Member of the South Carolina Senate from the 12th district
- In office 2000–2008
- Preceded by: John R. Russell
- Succeeded by: Lee Bright

Member of the South Carolina House of Representatives from the 12th district
- In office 1996–2000
- Preceded by: Carole Wells
- Succeeded by: Scott Talley

Personal details
- Born: March 2, 1968 (age 58) Spartanburg, South Carolina
- Party: Republican
- Spouse: Tammie Hoy Hawkins
- Profession: Attorney

= John D. Hawkins =

American lawyer

John David Hawkins is a trial lawyer from Spartanburg, South Carolina. He is the owner and managing attorney of the Hawkins Law Firm.
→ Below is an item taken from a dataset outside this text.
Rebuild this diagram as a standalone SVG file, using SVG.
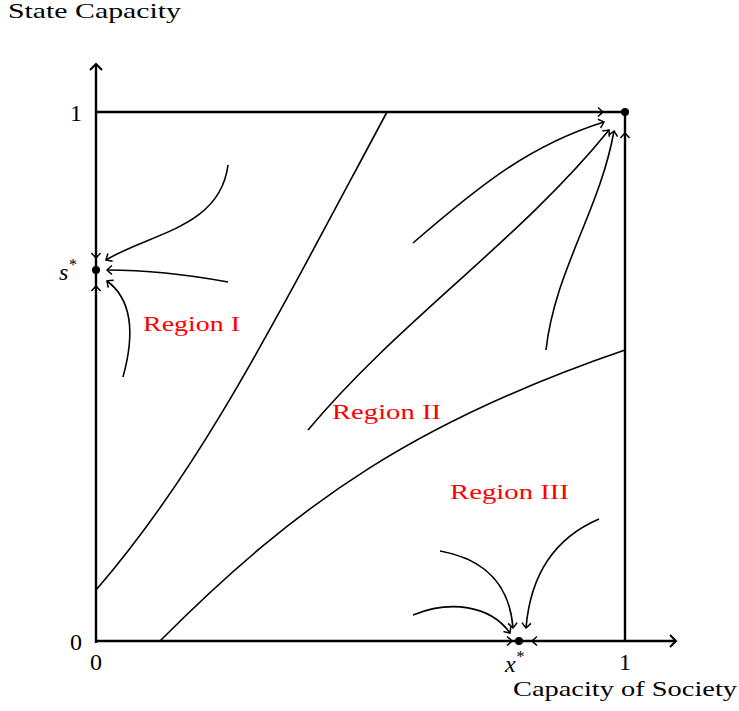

From 1996 through 2000 he served in the South Carolina House of Representatives. He served as chairman of the Legislative Freshman Caucus.

In 2000 he was elected a Republican member of the South Carolina Senate, representing the 12th district. In 2004 he narrowly won reelection defeating his primary challenger, Lee Bright by 31 votes. In 2008 Hawkins did not run for reelection.

In 2012, Hawkins challenged Lee Bright in the Republican primary for district 12, but was defeated.

While serving in the senate, Hawkins was a leading proponent of South Carolina Amendment 1, prohibiting same-sex marriage, which was passed in a statewide referendum in 2006. On September 18, 2013, Hawkins renounced this anti-gay legislation and announced, "I was wrong about purs [sic] the marriage amendment. I wish I hadn't been so strident against it." Formerly a Republican, he now considers himself a progressive independent.